Toutes ces tendances à l’œuvre depuis 25 ans nous ont menés à une situation où l’on voit la répression redevenir l’action systématique de l’État. Le masque démocratique semble tomber de plus en plus, avec des attaques idéologiques fortes comme par exemple autour du discours contre le « droit-de-l’hommisme » cher au Président de la République, qui ont pour fonction de faire sauter certains verrous issus de 1945, vécus aujourd’hui comme des contraintes tant par la capital que par l’État.
Depuis l’arrivée de Nicolas Sarkozy à la présidence, la criminalisation des mouvements sociaux s’est accrue. D’autre part nous sommes (officiellement) entrés en récession économique, ce qui apparaît comme un nouvel élément de déstabilisation du pouvoir. Toute les tendances observées avant s’accélèrent et se systématisent de telle sorte à ne laisser que très peu d’espace à la contestation et aux contestataires. Les mouvements lycéens et étudiants ont été réprimés de façon systématique afin d’en limiter la portée et le développement. Les interventions policières sont automatiquement lancées au moindre balbutiement, les forces de l’ordre suréquipées et en surnombre interviennent rapidement et violemment, sans sommation parfois même contre seulement moins d’une trentaine d’étudiants ou de lycéens. Les militant-es de syndicats, d’associations, d’organisations politiques et plus largement d’acteurs et d’actrices du mouvement social se retrouvent devant les tribunaux, en garde à vue, sous de faux prétextes. Et tout cela dans l’unique but de faire peur, de démobiliser les populations, d’épuiser les individus, pour les freiner ou leur faire lâcher prise.
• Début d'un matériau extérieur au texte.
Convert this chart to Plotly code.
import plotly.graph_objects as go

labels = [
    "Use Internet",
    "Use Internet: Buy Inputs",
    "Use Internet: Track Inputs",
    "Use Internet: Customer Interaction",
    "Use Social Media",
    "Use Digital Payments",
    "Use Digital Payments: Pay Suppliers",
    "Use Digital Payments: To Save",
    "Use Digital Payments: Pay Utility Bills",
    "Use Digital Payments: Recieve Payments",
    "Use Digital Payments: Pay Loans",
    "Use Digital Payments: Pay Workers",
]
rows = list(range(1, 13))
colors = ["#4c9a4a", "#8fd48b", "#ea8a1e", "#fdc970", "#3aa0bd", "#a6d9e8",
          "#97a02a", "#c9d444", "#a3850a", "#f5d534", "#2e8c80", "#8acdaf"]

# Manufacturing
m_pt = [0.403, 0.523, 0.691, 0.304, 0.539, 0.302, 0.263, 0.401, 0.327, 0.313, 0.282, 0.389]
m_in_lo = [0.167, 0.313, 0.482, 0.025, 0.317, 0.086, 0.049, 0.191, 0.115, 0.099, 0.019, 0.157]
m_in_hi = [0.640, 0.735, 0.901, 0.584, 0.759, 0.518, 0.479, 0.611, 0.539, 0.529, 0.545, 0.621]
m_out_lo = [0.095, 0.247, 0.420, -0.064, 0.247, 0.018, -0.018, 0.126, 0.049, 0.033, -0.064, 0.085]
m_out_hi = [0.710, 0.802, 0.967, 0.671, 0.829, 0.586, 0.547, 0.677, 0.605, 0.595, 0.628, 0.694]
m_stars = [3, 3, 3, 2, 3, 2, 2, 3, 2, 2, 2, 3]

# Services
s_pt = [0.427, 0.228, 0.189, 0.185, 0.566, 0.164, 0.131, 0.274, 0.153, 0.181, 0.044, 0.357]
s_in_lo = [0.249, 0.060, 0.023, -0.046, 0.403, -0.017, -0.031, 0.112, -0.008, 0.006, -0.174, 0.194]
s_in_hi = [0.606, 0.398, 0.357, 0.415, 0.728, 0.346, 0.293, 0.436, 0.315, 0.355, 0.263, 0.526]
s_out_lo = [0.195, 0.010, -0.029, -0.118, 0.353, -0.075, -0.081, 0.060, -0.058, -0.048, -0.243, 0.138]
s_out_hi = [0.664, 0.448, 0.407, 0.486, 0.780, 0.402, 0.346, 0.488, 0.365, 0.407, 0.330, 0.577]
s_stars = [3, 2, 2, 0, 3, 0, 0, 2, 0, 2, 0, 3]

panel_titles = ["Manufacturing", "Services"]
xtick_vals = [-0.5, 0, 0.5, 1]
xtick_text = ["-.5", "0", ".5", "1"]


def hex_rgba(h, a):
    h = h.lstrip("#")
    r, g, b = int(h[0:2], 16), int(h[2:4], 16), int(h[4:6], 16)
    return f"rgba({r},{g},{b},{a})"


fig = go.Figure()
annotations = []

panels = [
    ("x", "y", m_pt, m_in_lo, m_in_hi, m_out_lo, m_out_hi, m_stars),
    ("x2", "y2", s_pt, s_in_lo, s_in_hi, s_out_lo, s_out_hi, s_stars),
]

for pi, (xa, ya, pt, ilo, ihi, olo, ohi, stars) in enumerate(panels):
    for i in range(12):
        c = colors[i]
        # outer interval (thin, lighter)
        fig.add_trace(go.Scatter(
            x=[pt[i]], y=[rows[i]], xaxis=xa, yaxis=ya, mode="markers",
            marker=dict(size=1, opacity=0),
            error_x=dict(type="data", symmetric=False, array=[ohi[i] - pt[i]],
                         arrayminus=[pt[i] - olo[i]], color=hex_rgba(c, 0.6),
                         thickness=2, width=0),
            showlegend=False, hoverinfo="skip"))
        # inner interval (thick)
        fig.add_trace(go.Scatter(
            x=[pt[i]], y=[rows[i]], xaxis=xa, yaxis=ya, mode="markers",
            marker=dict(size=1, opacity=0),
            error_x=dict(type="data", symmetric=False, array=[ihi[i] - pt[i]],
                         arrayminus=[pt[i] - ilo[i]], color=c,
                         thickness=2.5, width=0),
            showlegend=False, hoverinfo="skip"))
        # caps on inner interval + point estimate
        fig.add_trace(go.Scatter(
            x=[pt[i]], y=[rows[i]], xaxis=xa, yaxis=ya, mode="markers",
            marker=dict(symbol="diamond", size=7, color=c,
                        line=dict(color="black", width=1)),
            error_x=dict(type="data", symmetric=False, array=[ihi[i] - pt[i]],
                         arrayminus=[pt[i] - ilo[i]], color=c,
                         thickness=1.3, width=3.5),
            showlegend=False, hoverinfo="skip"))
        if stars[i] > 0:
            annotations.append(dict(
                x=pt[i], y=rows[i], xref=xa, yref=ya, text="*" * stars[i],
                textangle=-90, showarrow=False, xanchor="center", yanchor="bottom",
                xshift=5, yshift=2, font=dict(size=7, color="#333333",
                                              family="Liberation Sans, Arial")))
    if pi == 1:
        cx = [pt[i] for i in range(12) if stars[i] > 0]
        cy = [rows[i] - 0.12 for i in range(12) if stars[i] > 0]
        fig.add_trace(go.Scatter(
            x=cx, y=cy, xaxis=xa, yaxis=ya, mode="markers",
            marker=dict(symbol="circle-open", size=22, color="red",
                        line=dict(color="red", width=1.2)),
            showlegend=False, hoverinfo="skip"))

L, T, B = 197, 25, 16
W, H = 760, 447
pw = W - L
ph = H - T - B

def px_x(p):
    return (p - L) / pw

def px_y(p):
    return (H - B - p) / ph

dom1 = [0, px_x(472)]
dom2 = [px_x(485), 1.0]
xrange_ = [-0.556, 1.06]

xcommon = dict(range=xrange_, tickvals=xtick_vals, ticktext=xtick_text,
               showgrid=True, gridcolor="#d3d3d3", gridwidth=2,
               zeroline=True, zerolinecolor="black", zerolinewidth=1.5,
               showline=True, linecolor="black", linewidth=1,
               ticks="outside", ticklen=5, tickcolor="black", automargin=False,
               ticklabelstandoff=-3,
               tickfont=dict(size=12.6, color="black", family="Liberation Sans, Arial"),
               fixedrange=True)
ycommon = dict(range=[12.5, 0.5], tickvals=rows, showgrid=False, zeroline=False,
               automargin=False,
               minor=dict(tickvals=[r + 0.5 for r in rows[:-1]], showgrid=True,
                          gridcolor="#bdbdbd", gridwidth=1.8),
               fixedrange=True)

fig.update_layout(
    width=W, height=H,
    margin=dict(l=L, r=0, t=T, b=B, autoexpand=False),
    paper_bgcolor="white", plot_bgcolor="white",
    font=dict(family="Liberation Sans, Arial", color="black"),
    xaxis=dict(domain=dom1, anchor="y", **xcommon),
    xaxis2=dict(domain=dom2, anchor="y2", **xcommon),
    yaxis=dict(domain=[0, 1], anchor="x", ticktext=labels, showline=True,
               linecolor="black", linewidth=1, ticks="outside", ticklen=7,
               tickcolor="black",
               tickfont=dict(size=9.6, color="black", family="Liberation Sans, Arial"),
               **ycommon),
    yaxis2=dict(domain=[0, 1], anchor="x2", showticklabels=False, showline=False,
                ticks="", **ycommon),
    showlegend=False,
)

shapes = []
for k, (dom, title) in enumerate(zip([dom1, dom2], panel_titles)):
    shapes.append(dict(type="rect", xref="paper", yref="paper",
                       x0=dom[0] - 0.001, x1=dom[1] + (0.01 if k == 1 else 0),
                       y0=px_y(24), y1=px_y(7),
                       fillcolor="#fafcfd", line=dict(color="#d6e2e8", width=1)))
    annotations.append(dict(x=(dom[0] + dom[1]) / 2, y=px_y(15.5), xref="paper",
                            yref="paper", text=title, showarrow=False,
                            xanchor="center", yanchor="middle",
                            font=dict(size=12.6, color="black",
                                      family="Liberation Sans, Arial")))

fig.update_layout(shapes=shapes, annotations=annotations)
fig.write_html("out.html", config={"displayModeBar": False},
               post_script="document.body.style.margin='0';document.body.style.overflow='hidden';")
Le contrôle de l’État prend dans la pratique des proportions délirantes, il multiplie les zones de fichages, le matériel de surveillance, et maintenant remet en cause le droit de grève, le droit de manifester. Comme au contre sommet de l’OTAN ou lors de la semaine No border où les manifestants ont été parqués, provoqués, blessés, arrêtés et condamnés à de fortes peines sans preuves. Ou comme ailleurs où l’on poursuit des contestataires de façon systématique et arbitraire (Comme Yann, Pierre & tant d’autres), comme dans les villes qui dégagent la jeunesse ou les populations plus précaires et marginales qui occupent les places publiques au moyen de charges de CRS avec utilisation systématique de gaz, allant même jusqu’aux arrestations si les statistiques le permettent.
Face à ce vernis démocratique, notre force en tant qu’exploité-e-s et opprimé-e-s prend des racines aux moments de luttes et de résistance qui survivent et qui se développent dans la société. C’est en ce moment que sont testés les idées et les arguments libertaires et anarchistes, c’est là que nous devenons dangereux pour le Pouvoir.